Douglas Adams, the noted author of “The Hitchhiker’s Guide to the Galaxy,” was a prolific writer whose creative work encompassed essays, books, screenplays and television. I can’t say I’m a devoted fan, but I think I read Hitchhiker some years ago. After his death in 2001, an unfinished novel called the “Salmon of Doubt” was published by his estate. I saw a quote from it recently in an essay attempting to explain our sometimes knee-jerk response to the remorseless march of progress.
“I’ve come up with a set of rules that describe our reactions to technologies,” Adams wrote. “1. Anything that is in the world when you’re born is normal and ordinary and is just a natural part of the way the world works. 2. Anything that’s invented between when you’re fifteen and thirty-five is new and exciting and revolutionary and you can probably get a career in it. 3. Anything invented after you’re thirty-five is against the natural order of things.”

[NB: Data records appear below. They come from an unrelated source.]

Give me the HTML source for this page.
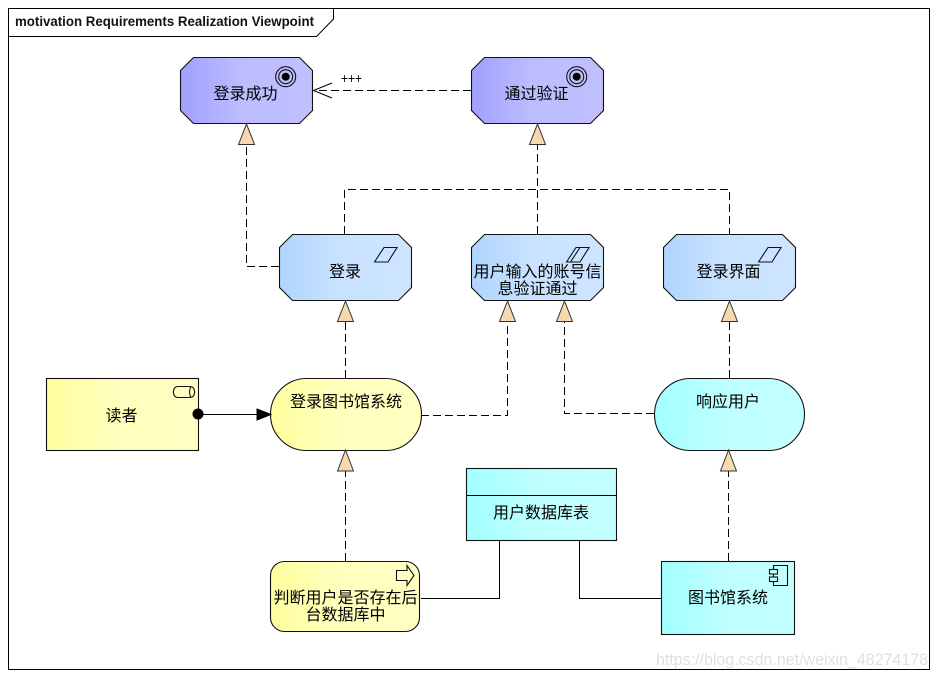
<!DOCTYPE html>
<html><head><meta charset="utf-8">
<style>
html,body{margin:0;padding:0;background:#fff}
svg{display:block}
.t{font-family:"Liberation Sans","WenQuanYi Zen Hei","Noto Sans CJK SC",sans-serif;font-size:16px;fill:#000;text-anchor:middle}
.s{stroke:#111;stroke-width:1.1;fill:none}
.d{stroke:#000;stroke-width:1;fill:none;stroke-dasharray:8 4;shape-rendering:crispEdges}
.l{stroke:#000;stroke-width:1;fill:none}
.h{fill:#f6d9ae;stroke:#333;stroke-width:1}
</style></head><body>
<svg width="937" height="677" viewBox="0 0 937 677" xmlns="http://www.w3.org/2000/svg">
<defs>
<linearGradient id="p"><stop offset="0" stop-color="#a0a0ff"/><stop offset=".45" stop-color="#bcbcff"/><stop offset="1" stop-color="#c0c0ff"/></linearGradient>
<linearGradient id="b"><stop offset="0" stop-color="#afd5ff"/><stop offset=".45" stop-color="#c8e2ff"/><stop offset="1" stop-color="#cde5ff"/></linearGradient>
<linearGradient id="y"><stop offset="0" stop-color="#ffff9f"/><stop offset=".45" stop-color="#ffffbd"/><stop offset="1" stop-color="#ffffc2"/></linearGradient>
<linearGradient id="c"><stop offset="0" stop-color="#a2ffff"/><stop offset=".45" stop-color="#bdffff"/><stop offset="1" stop-color="#c4ffff"/></linearGradient>
</defs>
<rect width="937" height="677" fill="#fff"/>
<rect x="8.5" y="8.5" width="921" height="661" fill="#fff" stroke="#000"/>
<path class="l" d="M8.5 36.5H316.5L333.5 19V8.5"/>
<text x="15" y="26" font-family="'Liberation Sans',sans-serif" font-weight="bold" font-size="13.5" textLength="299" lengthAdjust="spacingAndGlyphs" fill="#111">motivation Requirements Realization Viewpoint</text>

<!-- connectors -->
<path class="d" d="M471 90.5H316"/>
<path class="l" d="M332 83L313.5 90.5L332 98"/>
<text x="341" y="83" font-family="'Liberation Sans',sans-serif" font-size="14" textLength="21" lengthAdjust="spacingAndGlyphs" fill="#000">+++</text>
<path class="d" d="M279 266.5H246.5V144"/>
<path class="d" d="M537.5 234V144"/>
<path class="d" d="M344.5 234V189.5H729.5V234"/>
<path class="d" d="M345.5 378V321"/>
<path class="d" d="M421 415.5H507.5V321"/>
<path class="d" d="M654 413.5H564.5V321"/>
<path class="d" d="M729.5 378V321"/>
<path class="d" d="M345.5 561V470"/>
<path class="d" d="M728.5 561V471"/>
<path class="l" d="M198 414.5H258"/>
<path class="l" d="M421 598.5H499.5V540"/>
<path class="l" d="M579.5 540V598.5H661"/>

<!-- goals -->
<path d="M193.5 57.5H299.5L312.5 70.5V110.5L299.5 123.5H193.5L180.5 110.5V70.5Z" class="s" style="fill:url(#p)"/>
<circle class="s" cx="285.7" cy="76.7" r="10"/><circle class="s" cx="285.7" cy="76.7" r="7"/><circle cx="285.7" cy="76.7" r="4" fill="#000"/>
<text class="t" x="245.5" y="99">登录成功</text>
<path d="M484.5 57.5H590.5L603.5 70.5V110.5L590.5 123.5H484.5L471.5 110.5V70.5Z" class="s" style="fill:url(#p)"/>
<circle class="s" cx="576.7" cy="76.7" r="10"/><circle class="s" cx="576.7" cy="76.7" r="7"/><circle cx="576.7" cy="76.7" r="4" fill="#000"/>
<text class="t" x="536.5" y="99">通过验证</text>

<!-- blue requirement -->
<path d="M292.5 234.5H398.5L411.5 247.5V287.5L398.5 300.5H292.5L279.5 287.5V247.5Z" class="s" style="fill:url(#b)"/>
<path class="s" d="M374.5 262L384 247.5H397L388 262Z"/>
<text class="t" x="345" y="277">登录</text>
<path d="M484.5 234.5H590.5L603.5 247.5V287.5L590.5 300.5H484.5L471.5 287.5V247.5Z" class="s" style="fill:url(#b)"/>
<path class="s" d="M566.5 262L576 247.5H589L580 262ZM570.5 262L580 247.5"/>
<text class="t" x="537.5" y="277">用户输入的账号信</text>
<text class="t" x="537.5" y="294">息验证通过</text>
<path d="M676.5 234.5H782.5L795.5 247.5V287.5L782.5 300.5H676.5L663.5 287.5V247.5Z" class="s" style="fill:url(#b)"/>
<path class="s" d="M758.5 262L768 247.5H781L772 262Z"/>
<text class="t" x="728.5" y="277">登录界面</text>

<!-- actor -->
<rect x="46.5" y="378.5" width="152" height="72" class="s" style="fill:url(#y)"/>
<rect x="173.5" y="386.5" width="21" height="11" rx="4.5" class="s"/>
<path class="s" d="M191 386.5Q188 392 191 397.5"/>
<text class="t" x="121.5" y="421">读者</text>

<!-- processes -->
<rect x="270.5" y="378.5" width="151" height="72" rx="36" ry="36" class="s" style="fill:url(#y)"/>
<text class="t" x="346" y="407">登录图书馆系统</text>
<rect x="654.5" y="378.5" width="150" height="72" rx="36" ry="36" class="s" style="fill:url(#c)"/>
<text class="t" x="728" y="407">响应用户</text>

<!-- event -->
<rect x="270.5" y="561.5" width="149" height="70" rx="14" ry="14" class="s" style="fill:url(#y)"/>
<path class="s" d="M396.5 570.5H407V565.5L414 575.5L407 585.5V580.5H396.5Z"/>
<text class="t" x="345.5" y="603">判断用户是否存在后</text>
<text class="t" x="345.5" y="620">台数据库中</text>

<!-- table -->
<rect x="466.5" y="468.5" width="150" height="72" class="s" style="fill:url(#c)"/>
<path class="l" d="M466.5 495.5H616.5"/>
<text class="t" x="541" y="518">用户数据库表</text>

<!-- component -->
<rect x="661.5" y="561.5" width="133" height="73" class="s" style="fill:url(#c)"/>
<path class="s" d="M773.5 565.5H787.5V585.5H773.5Z"/>
<rect x="769.5" y="569.5" width="8" height="4.5" class="s" style="fill:#c0ffff"/>
<rect x="769.5" y="577" width="8" height="4.5" class="s" style="fill:#c0ffff"/>
<text class="t" x="728" y="603">图书馆系统</text>

<!-- arrowheads -->
<path class="h" d="M246.5 124L238.5 144.5H254.5Z"/>
<path class="h" d="M537.5 124L529.5 144.5H545.5Z"/>
<path class="h" d="M345.5 301L337.5 321.5H353.5Z"/>
<path class="h" d="M507.5 301L499.5 321.5H515.5Z"/>
<path class="h" d="M564.5 301L556.5 321.5H572.5Z"/>
<path class="h" d="M729.5 301L721.5 321.5H737.5Z"/>
<path class="h" d="M345.5 450L337.5 471H353.5Z"/>
<path class="h" d="M728.5 450L720.5 471H736.5Z"/>
<path d="M271 414.5L257 409V420Z" fill="#000" stroke="#000"/>
<circle cx="198" cy="414" r="5.5" fill="#000"/>

<text x="656" y="665" font-family="'Liberation Sans',sans-serif" font-size="17" textLength="272" lengthAdjust="spacingAndGlyphs" fill="#000" fill-opacity=".13">https://blog.csdn.net/weixin_48274178</text>
</svg>
</body></html>
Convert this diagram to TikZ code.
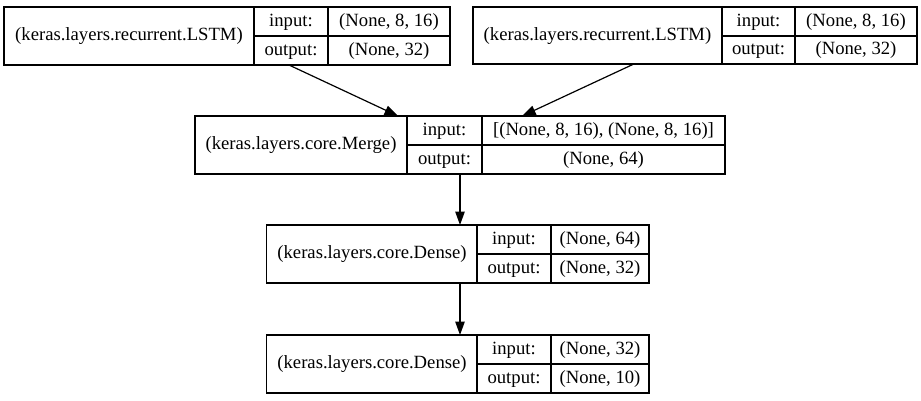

Sound at all familiar? Do you see yourself anywhere in the taxonomy of that observation? The quote is quite meme-worthy, but like all memes, it’s a generalization that isn’t universally true if it’s true at all. You almost want to overlay a standard distribution curve on it to see what percentage of which cohort embraces the attitudes described. I invite you to click on the comments addressed at our video on electric airplane air racing to see examples of what I’m talking about and you can then surmise who hews to the Adams hierarchy. Dismissiveness ahead of rational analysis is a disease every bit as virulent as wide-eyed Pollyannaism.